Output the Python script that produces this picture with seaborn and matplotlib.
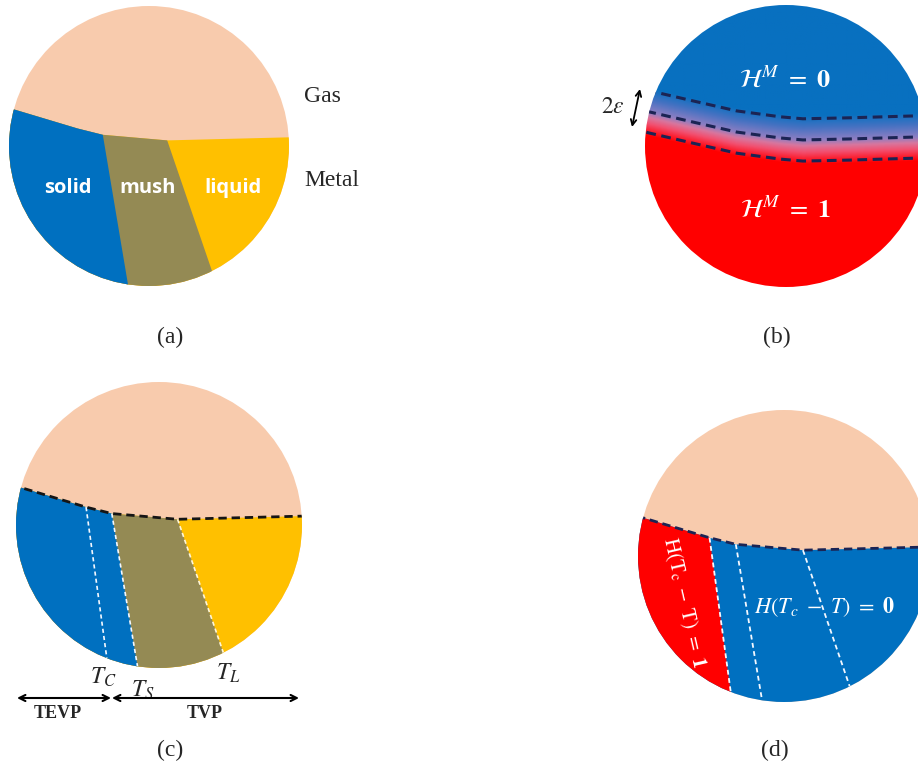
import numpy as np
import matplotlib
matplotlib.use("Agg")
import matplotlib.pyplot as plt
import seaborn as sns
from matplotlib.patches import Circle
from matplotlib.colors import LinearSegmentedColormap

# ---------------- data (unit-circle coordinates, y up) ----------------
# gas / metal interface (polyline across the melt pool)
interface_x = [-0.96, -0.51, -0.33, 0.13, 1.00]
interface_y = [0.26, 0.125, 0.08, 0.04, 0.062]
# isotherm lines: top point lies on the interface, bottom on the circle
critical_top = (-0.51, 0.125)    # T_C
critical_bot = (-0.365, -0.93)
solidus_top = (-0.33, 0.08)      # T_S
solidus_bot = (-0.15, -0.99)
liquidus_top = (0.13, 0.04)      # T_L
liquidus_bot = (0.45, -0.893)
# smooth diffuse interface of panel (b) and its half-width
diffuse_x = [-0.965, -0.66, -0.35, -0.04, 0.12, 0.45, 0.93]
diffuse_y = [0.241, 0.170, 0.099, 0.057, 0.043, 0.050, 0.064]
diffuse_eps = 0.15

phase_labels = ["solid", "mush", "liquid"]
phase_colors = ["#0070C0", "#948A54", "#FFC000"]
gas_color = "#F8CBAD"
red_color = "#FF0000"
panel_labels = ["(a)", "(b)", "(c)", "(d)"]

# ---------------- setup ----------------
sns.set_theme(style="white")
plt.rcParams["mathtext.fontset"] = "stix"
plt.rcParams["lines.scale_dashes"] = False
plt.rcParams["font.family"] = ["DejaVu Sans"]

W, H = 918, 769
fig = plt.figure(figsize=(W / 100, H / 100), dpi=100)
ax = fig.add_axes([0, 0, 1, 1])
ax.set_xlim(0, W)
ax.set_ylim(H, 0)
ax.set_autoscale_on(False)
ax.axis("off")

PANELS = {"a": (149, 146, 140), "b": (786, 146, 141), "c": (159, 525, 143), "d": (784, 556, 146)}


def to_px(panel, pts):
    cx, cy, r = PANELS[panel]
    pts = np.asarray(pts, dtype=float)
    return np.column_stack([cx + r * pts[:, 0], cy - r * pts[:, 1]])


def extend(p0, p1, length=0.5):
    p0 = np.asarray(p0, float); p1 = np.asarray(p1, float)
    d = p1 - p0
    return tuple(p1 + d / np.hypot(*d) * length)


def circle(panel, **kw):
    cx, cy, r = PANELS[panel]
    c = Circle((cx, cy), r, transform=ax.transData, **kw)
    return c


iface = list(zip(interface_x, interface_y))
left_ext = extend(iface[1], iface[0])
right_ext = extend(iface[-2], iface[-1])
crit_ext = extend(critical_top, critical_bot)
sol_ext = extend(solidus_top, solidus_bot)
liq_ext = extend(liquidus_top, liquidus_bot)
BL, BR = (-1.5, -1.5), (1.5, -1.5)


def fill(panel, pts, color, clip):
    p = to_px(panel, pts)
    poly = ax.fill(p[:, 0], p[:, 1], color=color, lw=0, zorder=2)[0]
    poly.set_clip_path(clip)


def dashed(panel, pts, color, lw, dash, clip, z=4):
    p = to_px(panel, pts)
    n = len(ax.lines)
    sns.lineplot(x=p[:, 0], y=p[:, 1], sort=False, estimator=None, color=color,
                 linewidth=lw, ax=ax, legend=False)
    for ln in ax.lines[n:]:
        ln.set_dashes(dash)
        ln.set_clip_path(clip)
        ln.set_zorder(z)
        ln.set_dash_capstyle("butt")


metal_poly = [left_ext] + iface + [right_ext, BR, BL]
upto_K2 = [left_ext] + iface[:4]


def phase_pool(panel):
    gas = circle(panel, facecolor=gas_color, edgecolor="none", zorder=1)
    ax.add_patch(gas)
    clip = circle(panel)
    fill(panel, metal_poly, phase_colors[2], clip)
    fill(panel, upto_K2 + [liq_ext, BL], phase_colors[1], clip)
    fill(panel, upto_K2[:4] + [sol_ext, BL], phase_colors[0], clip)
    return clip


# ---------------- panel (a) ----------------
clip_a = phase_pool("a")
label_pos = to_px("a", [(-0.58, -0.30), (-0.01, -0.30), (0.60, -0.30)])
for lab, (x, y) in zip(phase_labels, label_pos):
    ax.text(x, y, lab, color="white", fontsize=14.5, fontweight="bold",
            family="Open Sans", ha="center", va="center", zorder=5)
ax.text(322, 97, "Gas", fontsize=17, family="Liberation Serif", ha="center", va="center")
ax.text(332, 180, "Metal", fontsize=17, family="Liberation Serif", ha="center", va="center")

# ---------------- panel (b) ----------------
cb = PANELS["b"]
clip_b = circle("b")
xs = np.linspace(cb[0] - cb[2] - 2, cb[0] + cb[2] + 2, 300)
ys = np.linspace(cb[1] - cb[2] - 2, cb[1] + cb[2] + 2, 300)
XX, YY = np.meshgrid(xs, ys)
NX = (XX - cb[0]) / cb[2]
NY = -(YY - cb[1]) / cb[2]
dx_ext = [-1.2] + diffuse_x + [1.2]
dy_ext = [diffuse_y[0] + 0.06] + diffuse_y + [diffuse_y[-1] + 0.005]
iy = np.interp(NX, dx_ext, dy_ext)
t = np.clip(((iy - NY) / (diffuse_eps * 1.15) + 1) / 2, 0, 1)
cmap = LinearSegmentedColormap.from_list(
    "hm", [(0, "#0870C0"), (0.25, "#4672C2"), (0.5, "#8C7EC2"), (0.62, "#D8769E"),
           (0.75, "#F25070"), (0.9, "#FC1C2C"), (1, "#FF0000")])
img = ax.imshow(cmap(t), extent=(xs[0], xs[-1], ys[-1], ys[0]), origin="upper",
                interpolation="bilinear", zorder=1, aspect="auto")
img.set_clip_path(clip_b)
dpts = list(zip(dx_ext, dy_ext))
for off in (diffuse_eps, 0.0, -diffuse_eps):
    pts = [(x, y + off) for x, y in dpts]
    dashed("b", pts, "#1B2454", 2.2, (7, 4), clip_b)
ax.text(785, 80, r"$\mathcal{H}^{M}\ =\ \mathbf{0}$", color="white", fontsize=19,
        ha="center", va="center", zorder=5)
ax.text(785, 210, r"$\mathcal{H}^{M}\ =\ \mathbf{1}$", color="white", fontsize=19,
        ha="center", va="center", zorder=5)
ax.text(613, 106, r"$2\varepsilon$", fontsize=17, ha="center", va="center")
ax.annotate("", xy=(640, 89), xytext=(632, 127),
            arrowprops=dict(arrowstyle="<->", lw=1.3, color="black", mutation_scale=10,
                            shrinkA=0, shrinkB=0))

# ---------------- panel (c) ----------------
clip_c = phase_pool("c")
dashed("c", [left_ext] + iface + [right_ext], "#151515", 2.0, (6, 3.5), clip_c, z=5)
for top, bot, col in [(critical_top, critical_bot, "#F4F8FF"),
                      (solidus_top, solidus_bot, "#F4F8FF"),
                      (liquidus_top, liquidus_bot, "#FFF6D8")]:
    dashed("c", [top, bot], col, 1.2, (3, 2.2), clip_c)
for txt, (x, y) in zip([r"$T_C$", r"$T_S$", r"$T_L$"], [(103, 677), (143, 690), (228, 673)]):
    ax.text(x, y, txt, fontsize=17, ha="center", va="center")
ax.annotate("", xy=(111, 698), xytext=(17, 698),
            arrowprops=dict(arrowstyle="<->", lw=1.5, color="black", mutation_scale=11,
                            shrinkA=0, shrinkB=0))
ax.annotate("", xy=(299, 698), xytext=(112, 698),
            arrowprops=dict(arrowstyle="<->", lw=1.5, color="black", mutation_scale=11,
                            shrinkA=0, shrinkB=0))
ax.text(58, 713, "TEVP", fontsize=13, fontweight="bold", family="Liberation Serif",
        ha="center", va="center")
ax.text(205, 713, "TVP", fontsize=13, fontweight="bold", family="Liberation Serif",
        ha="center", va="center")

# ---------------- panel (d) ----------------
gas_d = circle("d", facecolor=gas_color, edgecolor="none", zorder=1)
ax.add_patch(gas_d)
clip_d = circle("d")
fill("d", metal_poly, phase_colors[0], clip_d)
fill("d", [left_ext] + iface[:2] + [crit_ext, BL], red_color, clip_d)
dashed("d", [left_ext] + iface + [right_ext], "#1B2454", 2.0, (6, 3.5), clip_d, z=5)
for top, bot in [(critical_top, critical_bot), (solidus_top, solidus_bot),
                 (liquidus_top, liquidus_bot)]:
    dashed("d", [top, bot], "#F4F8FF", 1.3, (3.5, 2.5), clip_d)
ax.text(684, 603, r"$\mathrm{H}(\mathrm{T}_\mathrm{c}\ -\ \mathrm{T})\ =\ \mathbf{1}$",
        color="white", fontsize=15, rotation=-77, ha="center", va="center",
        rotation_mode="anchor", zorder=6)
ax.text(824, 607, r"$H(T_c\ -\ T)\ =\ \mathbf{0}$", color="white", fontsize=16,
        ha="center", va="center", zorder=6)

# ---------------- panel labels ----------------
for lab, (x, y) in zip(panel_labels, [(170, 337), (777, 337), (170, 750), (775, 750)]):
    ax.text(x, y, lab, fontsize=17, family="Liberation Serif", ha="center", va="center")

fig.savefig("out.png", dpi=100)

* * * * * * * * *

Leave the pictures out and please restate exactly the lines running from the start of the material through the one with "return tuple(p1 +".

• Worked answer
Output the Python script that produces this picture with seaborn and matplotlib.
import numpy as np
import matplotlib
matplotlib.use("Agg")
import matplotlib.pyplot as plt
import seaborn as sns
from matplotlib.patches import Circle
from matplotlib.colors import LinearSegmentedColormap

# ---------------- data (unit-circle coordinates, y up) ----------------
# gas / metal interface (polyline across the melt pool)
interface_x = [-0.96, -0.51, -0.33, 0.13, 1.00]
interface_y = [0.26, 0.125, 0.08, 0.04, 0.062]
# isotherm lines: top point lies on the interface, bottom on the circle
critical_top = (-0.51, 0.125)    # T_C
critical_bot = (-0.365, -0.93)
solidus_top = (-0.33, 0.08)      # T_S
solidus_bot = (-0.15, -0.99)
liquidus_top = (0.13, 0.04)      # T_L
liquidus_bot = (0.45, -0.893)
# smooth diffuse interface of panel (b) and its half-width
diffuse_x = [-0.965, -0.66, -0.35, -0.04, 0.12, 0.45, 0.93]
diffuse_y = [0.241, 0.170, 0.099, 0.057, 0.043, 0.050, 0.064]
diffuse_eps = 0.15

phase_labels = ["solid", "mush", "liquid"]
phase_colors = ["#0070C0", "#948A54", "#FFC000"]
gas_color = "#F8CBAD"
red_color = "#FF0000"
panel_labels = ["(a)", "(b)", "(c)", "(d)"]

# ---------------- setup ----------------
sns.set_theme(style="white")
plt.rcParams["mathtext.fontset"] = "stix"
plt.rcParams["lines.scale_dashes"] = False
plt.rcParams["font.family"] = ["DejaVu Sans"]

W, H = 918, 769
fig = plt.figure(figsize=(W / 100, H / 100), dpi=100)
ax = fig.add_axes([0, 0, 1, 1])
ax.set_xlim(0, W)
ax.set_ylim(H, 0)
ax.set_autoscale_on(False)
ax.axis("off")

PANELS = {"a": (149, 146, 140), "b": (786, 146, 141), "c": (159, 525, 143), "d": (784, 556, 146)}


def to_px(panel, pts):
    cx, cy, r = PANELS[panel]
    pts = np.asarray(pts, dtype=float)
    return np.column_stack([cx + r * pts[:, 0], cy - r * pts[:, 1]])


def extend(p0, p1, length=0.5):
    p0 = np.asarray(p0, float); p1 = np.asarray(p1, float)
    d = p1 - p0
    return tuple(p1 + d / np.hypot(*d) * length)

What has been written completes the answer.